The crown jewel in Stones Throw Records' quest to emerge as the Def Jam of spleefy underground urban music, Madvillain's no-longer-below-the-radar Madvillainy is unquestionably the hip-hop album of the year. As Nas's recent album occasionally proves (at least during the first disc), concept can be as much an obstacle in the field of rap as it is a virtue, but beatsman Madlib and MC MF Doom thankfully didn't get the message. Among the most prolific (and least artistically tethered…or least disciplined, if you wanna hate like that) performers in the field, the two had been on a remarkable rampage, collaborating with an entire network of West Coast players and racking up something like 87 albums between the two of them in the last five years or so, virtually none under the same nom de plume.
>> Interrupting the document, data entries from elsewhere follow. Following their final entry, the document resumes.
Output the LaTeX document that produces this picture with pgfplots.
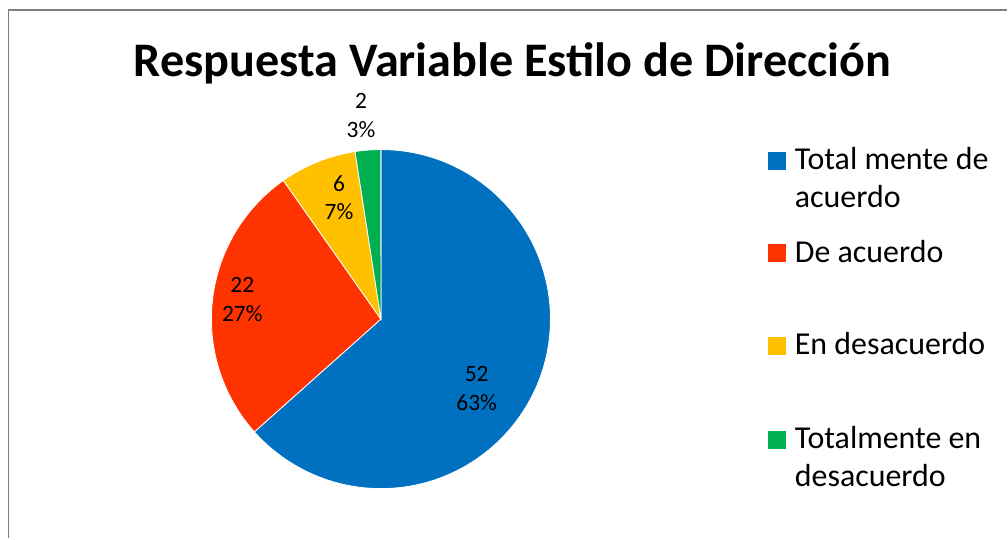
\documentclass[border=0pt]{standalone}
\usepackage{fontspec}
\setmainfont{Carlito}
\usepackage{pgfplots}
\pgfplotsset{compat=1.18}
\definecolor{cBlue}{HTML}{0070C0}
\definecolor{cRed}{HTML}{FF3300}
\definecolor{cYel}{HTML}{FFC000}
\definecolor{cGrn}{HTML}{00B050}
\definecolor{cBorder}{HTML}{808080}
\begin{document}
\begin{tikzpicture}
% data: counts per answer and the percentages shown
\def\vA{52}\def\vB{22}\def\vC{6}\def\vD{2}
\def\pA{63}\def\pB{27}\def\pC{7}\def\pD{3}
\pgfmathsetmacro\tot{\vA+\vB+\vC+\vD}
\pgfmathsetmacro\aA{90}
\pgfmathsetmacro\aB{\aA-\vA/\tot*360}
\pgfmathsetmacro\aC{\aB-\vB/\tot*360}
\pgfmathsetmacro\aD{\aC-\vC/\tot*360}
\pgfmathsetmacro\aE{\aD-\vD/\tot*360}
\newcommand\slice[3]{\fill[#1,draw=white,line width=0.8pt] (axis cs:382,220) -- ++(#2:170pt) arc[start angle=#2,end angle=#3,radius=170pt] -- cycle;}
\begin{axis}[width=1008pt,height=540pt,scale only axis,
  xmin=0,xmax=1008,ymin=0,ymax=540,hide axis,clip=false]
\path (axis cs:0,0) rectangle (axis cs:1008,540);
% frame
\draw[cBorder,line width=1.8pt] (axis cs:8.5,0) -- (axis cs:8.5,530.3) -- (axis cs:1010,530.3);
% title
\node[anchor=base,font=\fontsize{48.3}{56}\selectfont\bfseries] at (axis cs:514,463) {Respuesta Variable Estilo de Dirección};
% pie
\slice{cBlue}{\aA}{\aB}
\slice{cRed}{\aB}{\aC}
\slice{cYel}{\aC}{\aD}
\slice{cGrn}{\aD}{\aE}
% data labels
\begin{scope}[every node/.style={anchor=base,font=\fontsize{23.5}{28}\selectfont}]
\node at (axis cs:478,157) {\vA};
\node at (axis cs:478,128) {\pA\%};
\node at (axis cs:243,247) {\vB};
\node at (axis cs:243,218) {\pB\%};
\node at (axis cs:340,348) {\vC};
\node at (axis cs:340,320) {\pC\%};
\node at (axis cs:362,431) {\vD};
\node at (axis cs:362,402) {\pD\%};
\end{scope}
% legend
\fill[cBlue] (axis cs:770,370) rectangle (axis cs:788,388);
\fill[cRed] (axis cs:770,277) rectangle (axis cs:788,295);
\fill[cYel] (axis cs:770,184) rectangle (axis cs:788,202);
\fill[cGrn] (axis cs:770,90) rectangle (axis cs:788,108);
\begin{scope}[every node/.style={anchor=base west,inner xsep=0pt,font=\fontsize{32}{38}\selectfont}]
\node at (axis cs:797,370) {Total mente de};
\node at (axis cs:797,332) {acuerdo};
\node at (axis cs:797,277) {De acuerdo};
\node at (axis cs:797,184) {En desacuerdo};
\node at (axis cs:797,90) {Totalmente en};
\node at (axis cs:797,52) {desacuerdo};
\end{scope}
\end{axis}
\end{tikzpicture}
\end{document}
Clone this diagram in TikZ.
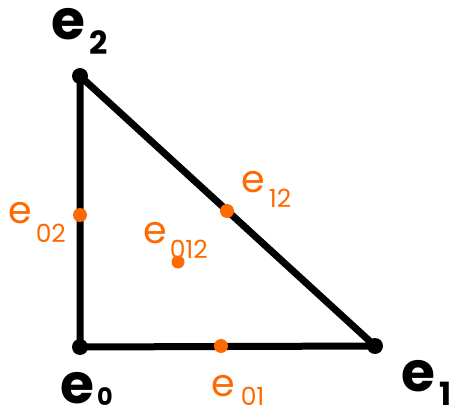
\documentclass[tikz,border=0pt]{standalone}
\usepackage{fontspec}
\setmainfont{Poppins}
\definecolor{orng}{HTML}{FF6A00}
\newcommand{\lbl}[5]{{\fontsize{#1}{#1}\selectfont e}\hspace{#5}\raisebox{-#3}{\fontsize{#2}{#2}\selectfont #4}}
\tikzset{
  vdot/.style={circle,fill=black,inner sep=0pt,minimum size=16pt},
  odot/.style={circle,fill=orng,inner sep=0pt,minimum size=14pt},
  blab/.style={anchor=base west,inner sep=0pt,font=\bfseries},
  olab/.style={anchor=base west,inner sep=0pt,text=orng},
  edge/.style={line width=7pt,line join=round,line cap=round}
}
\begin{document}
\begin{tikzpicture}[x=1pt,y=-1pt]
\useasboundingbox (0,0) rectangle (458,417);
\coordinate (e2) at (80,76);
\coordinate (e0) at (80,347);
\coordinate (e1) at (375,346);
\draw[edge] (e2) -- (e0) -- (e1) -- cycle;
\node[vdot] (d2) at (e2) {};
\node[vdot] (d0) at (e0) {};
\node[vdot] (d1) at (e1) {};
\node[odot] (m02) at (80,215) {};
\node[odot] (m12) at (227,211) {};
\node[odot] (m01) at (221,346) {};
\node[odot,minimum size=13pt] (m012) at (178,262) {};
\node[blab] (l2) at (51,40) {\lbl{55}{32}{15pt}{2}{4pt}};
\node[blab] (l0) at (60,403) {\lbl{55}{24}{2pt}{0}{3pt}};
\node[blab] (l1) at (401,391) {\lbl{55}{32}{14pt}{1}{4pt}};
\node[olab] (l02) at (8,223) {\lbl{38}{25}{19pt}{02}{4pt}};
\node[olab] (l12) at (241,193) {\lbl{38}{25}{15pt}{12}{4pt}};
\node[olab] (l012) at (143,243) {\lbl{38}{25}{15pt}{012}{3pt}};
\node[olab] (l01) at (211,396) {\lbl{38}{25}{9pt}{01}{6pt}};
\end{tikzpicture}
\end{document}
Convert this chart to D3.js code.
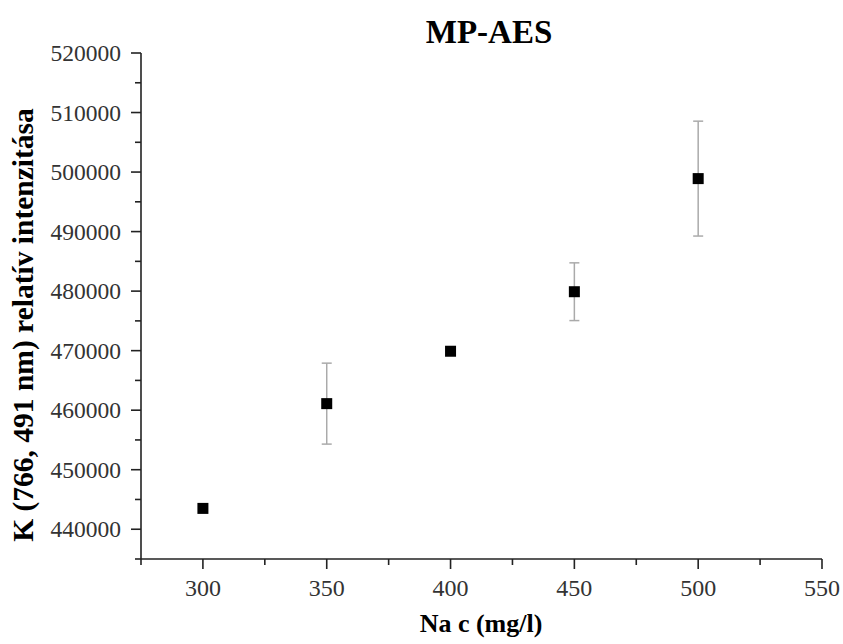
<!DOCTYPE html>
<html><head><meta charset="utf-8">
<script src="https://cdn.jsdelivr.net/npm/d3@7"></script>
<style>body{margin:0;background:#fff} text{font-family:"Liberation Serif","Times New Roman",serif}</style>
</head><body>
<svg id="c" width="843" height="644"></svg>
<script>
const concentrations = [300, 350, 400, 450, 500];
const intensities = [443500, 461100, 469900, 479900, 498900];
const errors = [0, 6800, 0, 4850, 9650];
const xTicks = [300, 350, 400, 450, 500, 550];
const yTicks = [440000, 450000, 460000, 470000, 480000, 490000, 500000, 510000, 520000];
const title = "MP-AES";
const xLabel = "Na c (mg/l)";
const yLabel = "K (766, 491 nm) relatív intenzitása";

const svg = d3.select("#c");
const L = 141, R = 822, T = 53, B = 559;
const x = d3.scaleLinear().domain([275, 550]).range([L, R]);
const y = d3.scaleLinear().domain([435000, 520000]).range([B, T]);

// axes lines
svg.append("line").attr("x1", L).attr("x2", L).attr("y1", T).attr("y2", B).attr("stroke", "#222").attr("stroke-width", 1.6);
svg.append("line").attr("x1", L).attr("x2", R).attr("y1", B).attr("y2", B).attr("stroke", "#222").attr("stroke-width", 1.6);

// x ticks
const xMinor = d3.range(275, 551, 25).filter(v => !xTicks.includes(v));
svg.selectAll(".xt").data(xTicks).join("line").attr("x1", d => x(d)).attr("x2", d => x(d))
  .attr("y1", B).attr("y2", B + 10).attr("stroke", "#222").attr("stroke-width", 1.6);
svg.selectAll(".xm").data(xMinor).join("line").attr("x1", d => x(d)).attr("x2", d => x(d))
  .attr("y1", B).attr("y2", B + 6).attr("stroke", "#222").attr("stroke-width", 1.6);
svg.selectAll(".xl").data(xTicks).join("text").attr("x", d => x(d)).attr("y", B + 37)
  .attr("text-anchor", "middle").attr("font-size", 24).attr("fill", "#333").text(d => d);

// y ticks
const yMinor = d3.range(435000, 520001, 5000).filter(v => !yTicks.includes(v));
svg.selectAll(".yt").data(yTicks).join("line").attr("x1", L - 10).attr("x2", L)
  .attr("y1", d => y(d)).attr("y2", d => y(d)).attr("stroke", "#222").attr("stroke-width", 1.6);
svg.selectAll(".ym").data(yMinor).join("line").attr("x1", L - 6).attr("x2", L)
  .attr("y1", d => y(d)).attr("y2", d => y(d)).attr("stroke", "#222").attr("stroke-width", 1.6);
svg.selectAll(".yl").data(yTicks).join("text").attr("x", L - 20).attr("y", d => y(d) + 8)
  .attr("text-anchor", "end").attr("font-size", 23.5).attr("fill", "#333").text(d => d);

// error bars
const data = concentrations.map((c, i) => ({c, v: intensities[i], e: errors[i]}));
const eb = svg.append("g").attr("stroke", "#aaa").attr("stroke-width", 1.5);
data.filter(d => d.e > 0).forEach(d => {
  eb.append("line").attr("x1", x(d.c)).attr("x2", x(d.c)).attr("y1", y(d.v + d.e)).attr("y2", y(d.v - d.e));
  eb.append("line").attr("x1", x(d.c) - 5).attr("x2", x(d.c) + 5).attr("y1", y(d.v + d.e)).attr("y2", y(d.v + d.e));
  eb.append("line").attr("x1", x(d.c) - 5).attr("x2", x(d.c) + 5).attr("y1", y(d.v - d.e)).attr("y2", y(d.v - d.e));
});

// points
svg.selectAll(".pt").data(data).join("rect").attr("x", d => x(d.c) - 5.5).attr("y", d => y(d.v) - 5.5)
  .attr("width", 11).attr("height", 11).attr("fill", "#000");

// titles
svg.append("text").attr("x", 489).attr("y", 43).attr("text-anchor", "middle")
  .attr("font-weight", "bold").attr("font-size", 33).attr("fill", "#000").text(title);
svg.append("text").attr("x", 481).attr("y", 632).attr("text-anchor", "middle")
  .attr("font-weight", "bold").attr("font-size", 26).attr("fill", "#000").text(xLabel);
svg.append("text").attr("transform", "translate(33,325) rotate(-90)").attr("text-anchor", "middle")
  .attr("font-weight", "bold").attr("font-size", 29.5).attr("fill", "#000").text(yLabel);
</script>
</body></html>
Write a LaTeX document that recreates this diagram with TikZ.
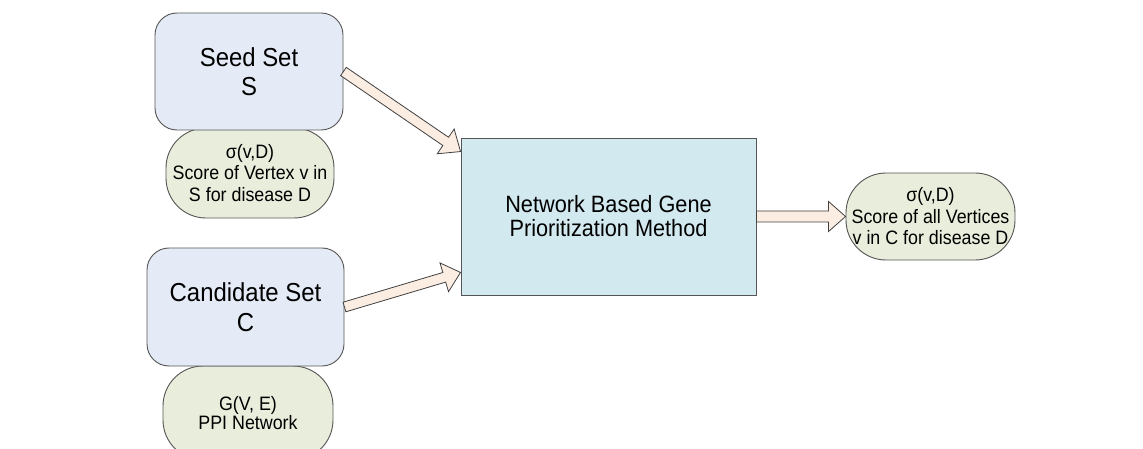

Sometime last year, Madvillainy leaked during its gestalt period, and though many of Doom's lyrics still reflected a penetrating alertness and humorous bent, the hazy basement production was so dark and muddled (like a nightmare you only half remember the next morning) that it overpowered everything else. Another near miss, it would seem. Madvillainy v.1.0 detailed the misadventures of an ambivalent superhero, but the beats sounded like goth couture. So when Madvillainy was finally committed to silicon, bolstered with the type of cheap beats you can carry under your arm, it was a minor surprise to discover that the entire undertaking had snapped into a sharp focus you'd think impossible for an album so clearly the result of marathon marijuana sessions.
A nutty collage of old B-movie vocal samples (I peg one of them as being Green Dolphin Street), loops from the Ghosts of Black American Music Past, and nebulous, almost invisible 808 beatitude, suddenly the demented geniuses that were responsible for such diverse anomalies in the staid world of hip-hop as, in one corner, the thickness of Quasimoto's formidable The Unseen and, in the other, Shades Of Blue (a jazz-purist-baiting anarchist romp through the archives of Blue Note Records), managed to forge a cohesive synthesis.
Many a philosopher have observed that politics exists as a continuum, and what most people consider opposites really meet up at the same point on the curve. Musically speaking, Madvillainy resides on that point. Someone else once wrote how difficult it is to score musical accompaniments in genres that long ago became their own parodies, specifically bass-popping, wah-wah guitar pedal blaxploitation R&B, and not come off as a pastiche. The only way to buck the clichés is to embrace them and shuffle the deck. And Madvillainy resides there, too.
The lo-fi array of effects and clips meticulously arranged by Madlib (a.k.a. Otis Jackson Jr.) come faster than they can be labeled and shelved. The 46-minute album has 22 tracks, only three of them run longer than three minutes, and many shed their skin and pick up new sampler adornments halfway through. Which is just about perfect for the central conceit: that of Doom, wearing a cast-chrome mask that's halfway between The Punisher and the Phantom of the Paradise and his Feuilladian espionage hijinks. Nearly every song is like a back-alley costume change between midnight rooftop chases: "Meat Grinder" begins with a free-jazz fanfare that sounds like Jack Johnson quoting Mr. Moto, but eventually settles into a spaghetti western showdown in Honolulu (the quickest gunslinger in the Pacific raps: "Hopeless romancer with the dopest flow stanzaz/Yes no? Villain/Metal faced t'Destro guess so still incredible in escrow"); "Rainbow" cuts into its lounge lizard strut vibe with jagged, trumpet-blaring Batman stings; and "Strange Ways" busts a baroque costume ball with a pulsating, highly-compressed confrontational walking bassline.
Still, when Madlib chooses to hold down a notion by the fur on its neck, the results are just as galvanizing. The pensive droning of the title instrument in "Accordion" (which serves as the album's rules setter, the moment that Doom psychologically centers himself before plunging into the abyss) grows in menace and sadness as the introductory track continues ("Slip like Freudian/Your first and last step/To playin' yourself like an accordion"), until each loop doubles over on itself, like each time around another key on the side panel is being depressed. And the Legrandiose, piano-pounding, bebopping clip that fuels "Raid" (a collaboration with Medaphor and very possibly the album's standout cut) is the type of ridiculously perfect symphony in miniature, an authentic headrush of compounding excitement and tension, that makes you want to raid your own collection of vinyl, dropping the needle randomly in a vain attempt to remove the context of the surrounding song. Musically innovative in a way that is nearly impossible to do justice to in print, Madvillainy is a chameleonic masterpiece that alone validates the artistry of sampler culture.